No lloramos por un montón de piedras pulidas y de cristales coloreados. Lloramos perder un símbolo que nos salva de nuestra impermanencia, y que nos une en reconocer lo que compartimos.

La esperanza se encarna en el arte y permanece y nos trasciende. El monumento que toca el cielo; la escultura que plasma el dolor y el anhelo en piedra fría; el poema que mueve una lágrima de quien lo escucha hacer eco en los siglos. El arte que se forma y se agranda de corazones y de historia que le dan pátina, que nos dice que hay forma de ser inmortales, que existe pureza: la belleza.
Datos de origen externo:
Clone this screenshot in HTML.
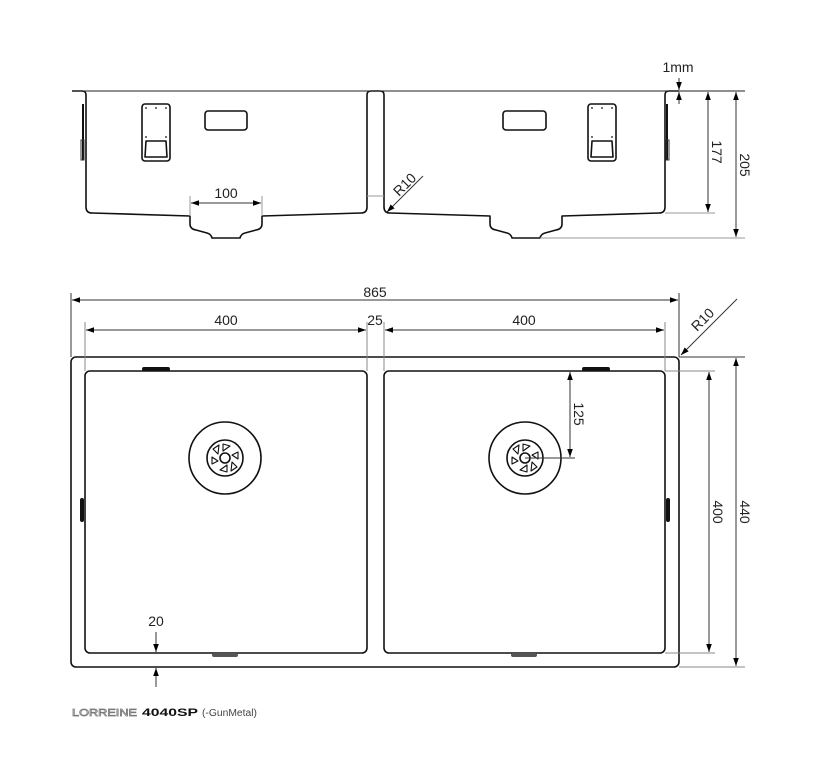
<!DOCTYPE html>
<html><head><style>
html,body{margin:0;padding:0;background:#fff;}
svg{display:block;font-family:"Liberation Sans",sans-serif;}
</style></head><body>
<svg width="816" height="766" viewBox="0 0 816 766" xmlns="http://www.w3.org/2000/svg">
<defs>
<marker id="a" viewBox="0 0 10 10" refX="10" refY="5" markerWidth="8" markerHeight="8" orient="auto-start-reverse" markerUnits="userSpaceOnUse"><path d="M0,1.5 L10,5 L0,8.5 z" fill="#000"/></marker>
</defs>
<g fill="none" stroke="#111" stroke-width="1.6" stroke-linejoin="round">
<path d="M72,91 H82 Q86,91 86,95 V207 Q86,213 92,213 L190,216 V224 Q190,229 196,230 L207,233 Q211,234 212,238 H240 Q241,234 245,233 L256,230 Q262,229 262,224 V216 L361,213 Q367,213 367,207 V95 Q367,91 371,91 H380 Q384,91 384,95 V207 Q384,213 390,213 L490,216 V224 Q490,229 496,230 L507,233 Q511,234 512,238 H540 Q541,234 545,233 L556,230 Q562,229 562,224 V216 L659,213 Q665,213 665,207 V95 Q665,91 669,91 H679"/>
<rect x="205" y="111" width="42" height="19" rx="3"/>
<rect x="503" y="111" width="43" height="19" rx="3"/>
<rect x="142" y="104" width="28" height="57" rx="3"/>
<path d="M146,141 H166 L167,157 H145 Z"/>
<rect x="588" y="104" width="28" height="57" rx="3"/>
<path d="M592,141 H612 L613,157 H591 Z"/>
</g>
<g fill="#111">
<circle cx="146" cy="108" r="0.9"/><circle cx="156" cy="108" r="0.9"/><circle cx="166" cy="108" r="0.9"/>
<circle cx="592" cy="108" r="0.9"/><circle cx="602" cy="108" r="0.9"/><circle cx="612" cy="108" r="0.9"/>
<circle cx="146" cy="137" r="0.9"/><circle cx="166" cy="137" r="0.9"/>
<circle cx="592" cy="137" r="0.9"/><circle cx="612" cy="137" r="0.9"/>
<rect x="82" y="104" width="2" height="56"/><rect x="666" y="104" width="2" height="56"/>
</g>
<g fill="none" stroke="#333" stroke-width="1">
<line x1="72" y1="91" x2="745" y2="91" stroke="#222"/>
<rect x="81" y="140" width="3" height="20"/><rect x="666" y="140" width="3" height="20"/>
<line x1="367" y1="196" x2="384" y2="196" stroke="#999"/>
<line x1="190" y1="196" x2="190" y2="216" stroke="#999"/>
<line x1="262" y1="196" x2="262" y2="216" stroke="#999"/>
<line x1="191" y1="203" x2="261" y2="203" marker-start="url(#a)" marker-end="url(#a)"/>
<line x1="423" y1="176" x2="387" y2="212" marker-end="url(#a)"/>
<line x1="665" y1="213" x2="715" y2="213" stroke="#999"/>
<line x1="540" y1="238" x2="745" y2="238" stroke="#999"/>
<line x1="708" y1="92" x2="708" y2="212" marker-start="url(#a)" marker-end="url(#a)"/>
<line x1="736" y1="92" x2="736" y2="237" marker-start="url(#a)" marker-end="url(#a)"/>
<line x1="679" y1="78" x2="679" y2="90" marker-end="url(#a)"/>
<line x1="679" y1="104" x2="679" y2="92" marker-end="url(#a)"/>
</g>
<g font-size="14" fill="#222">
<text x="226" y="198" text-anchor="middle">100</text>
<text x="678" y="72" text-anchor="middle">1mm</text>
<text transform="translate(399,197) rotate(-45)" >R10</text>
<text transform="translate(712,152) rotate(90)" text-anchor="middle">177</text>
<text transform="translate(740,165) rotate(90)" text-anchor="middle">205</text>
</g>

<g fill="none" stroke="#111" stroke-width="1.6">
<rect x="71" y="357" width="608" height="310" rx="5"/>
<rect x="85" y="371" width="282" height="282" rx="5"/>
<rect x="384" y="371" width="281" height="282" rx="5"/>
<circle cx="225" cy="458" r="36"/><circle cx="225" cy="458" r="18"/><circle cx="225" cy="458" r="5"/>
<circle cx="525" cy="458" r="36"/><circle cx="525" cy="458" r="18"/><circle cx="525" cy="458" r="5"/>
</g>
<g fill="none" stroke="#111" stroke-width="1.1" stroke-linejoin="round">
<path transform="translate(225,458)" d="M-2,-7 L-2,-14 L5,-12 Z M2,7 L2,14 L-5,12 Z M7,-3 L13,-6 L13,1 Z M-7,3 L-13,6 L-13,-1 Z M7,4 L12,9 L6,13 Z M-7,-4 L-12,-9 L-6,-13 Z"/>
<path transform="translate(525,458)" d="M-2,-7 L-2,-14 L5,-12 Z M2,7 L2,14 L-5,12 Z M7,-3 L13,-6 L13,1 Z M-7,3 L-13,6 L-13,-1 Z M7,4 L12,9 L6,13 Z M-7,-4 L-12,-9 L-6,-13 Z"/>
</g>
<g fill="#111">
<rect x="142" y="367" width="28" height="4" rx="2"/>
<rect x="582" y="367" width="28" height="4" rx="2"/>
<rect x="212" y="653" width="26" height="4" rx="2" fill="#555"/>
<rect x="511" y="653" width="26" height="4" rx="2" fill="#555"/>
<rect x="80" y="498" width="4" height="24" rx="2"/>
<rect x="666" y="498" width="4" height="24" rx="2"/>
</g>
<g fill="none" stroke="#333" stroke-width="1">
<line x1="71" y1="293" x2="71" y2="357"/><line x1="679" y1="293" x2="679" y2="357"/>
<line x1="85" y1="322" x2="85" y2="371" stroke="#888"/><line x1="367" y1="322" x2="367" y2="371" stroke="#888"/>
<line x1="384" y1="322" x2="384" y2="371" stroke="#888"/><line x1="665" y1="322" x2="665" y2="371" stroke="#888"/>
<line x1="72" y1="300" x2="678" y2="300" marker-start="url(#a)" marker-end="url(#a)"/>
<line x1="86" y1="330" x2="366" y2="330" marker-start="url(#a)" marker-end="url(#a)"/>
<line x1="385" y1="330" x2="664" y2="330" marker-start="url(#a)" marker-end="url(#a)"/>
<line x1="679" y1="357" x2="745" y2="357"/><line x1="665" y1="371" x2="715" y2="371" stroke="#888"/>
<line x1="665" y1="653" x2="715" y2="653" stroke="#888"/><line x1="679" y1="667" x2="745" y2="667" stroke="#888"/>
<line x1="736" y1="358" x2="736" y2="666" marker-start="url(#a)" marker-end="url(#a)"/>
<line x1="709" y1="372" x2="709" y2="652" marker-start="url(#a)" marker-end="url(#a)"/>
<line x1="570" y1="372" x2="570" y2="457" marker-start="url(#a)" marker-end="url(#a)"/>
<line x1="525" y1="458" x2="575" y2="458"/>
<line x1="737" y1="299" x2="681" y2="355" marker-end="url(#a)"/>
<line x1="156" y1="632" x2="156" y2="652" marker-end="url(#a)"/>
<line x1="156" y1="687" x2="156" y2="668" marker-end="url(#a)"/>
</g>
<g font-size="14" fill="#222">
<text x="375" y="297" text-anchor="middle">865</text>
<text x="226" y="325" text-anchor="middle">400</text>
<text x="375" y="325" text-anchor="middle">25</text>
<text x="524" y="325" text-anchor="middle">400</text>
<text x="156" y="626" text-anchor="middle">20</text>
<text transform="translate(697,332) rotate(-45)">R10</text>
<text transform="translate(574,414) rotate(90)" text-anchor="middle">125</text>
<text transform="translate(713,512) rotate(90)" text-anchor="middle">400</text>
<text transform="translate(740,512) rotate(90)" text-anchor="middle">440</text>
</g>
<text x="72" y="716" font-size="10" fill="#fff" stroke="#777" stroke-width="0.7" textLength="65" lengthAdjust="spacingAndGlyphs">LORREINE</text>
<text x="142" y="716" font-size="11" font-weight="bold" fill="#111" textLength="56" lengthAdjust="spacingAndGlyphs">4040SP</text>
<text x="202" y="716" font-size="10" fill="#444" textLength="55" lengthAdjust="spacingAndGlyphs">(-GunMetal)</text>
</svg>
</body></html>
Dice Carlos Toro M. que “la belleza es tan alta… que es un lujo sentirla y un delito matarla.”

A veces la matamos. Los Budas de Bamiyan, las ruinas de Palmira: actos de locura insondable. Otras veces la perdemos sin querer: ayer el Museo Nacional de Brasil, hoy Notre Dame. Historia hecha cenizas, recordatorios de lo efímero. Duele y mucho perder un símbolo hermoso; pero mañana volveremos a soñar con nuestra trascendencia y a repintar lo que hayamos podido recuperar, y a cantar el himno que nos une en su letra.

Sting dijo que “la lluvia cae como lágrimas de estrellas; la lluvia volverá para ver, una y otra vez, lo frágiles que somos.”

Frágiles, sí. Un día lloramos una pérdida. Mañana la fragilidad se condensará de nuevo y pintaremos de nueva cuenta; nuevos sueños de inmortalidad.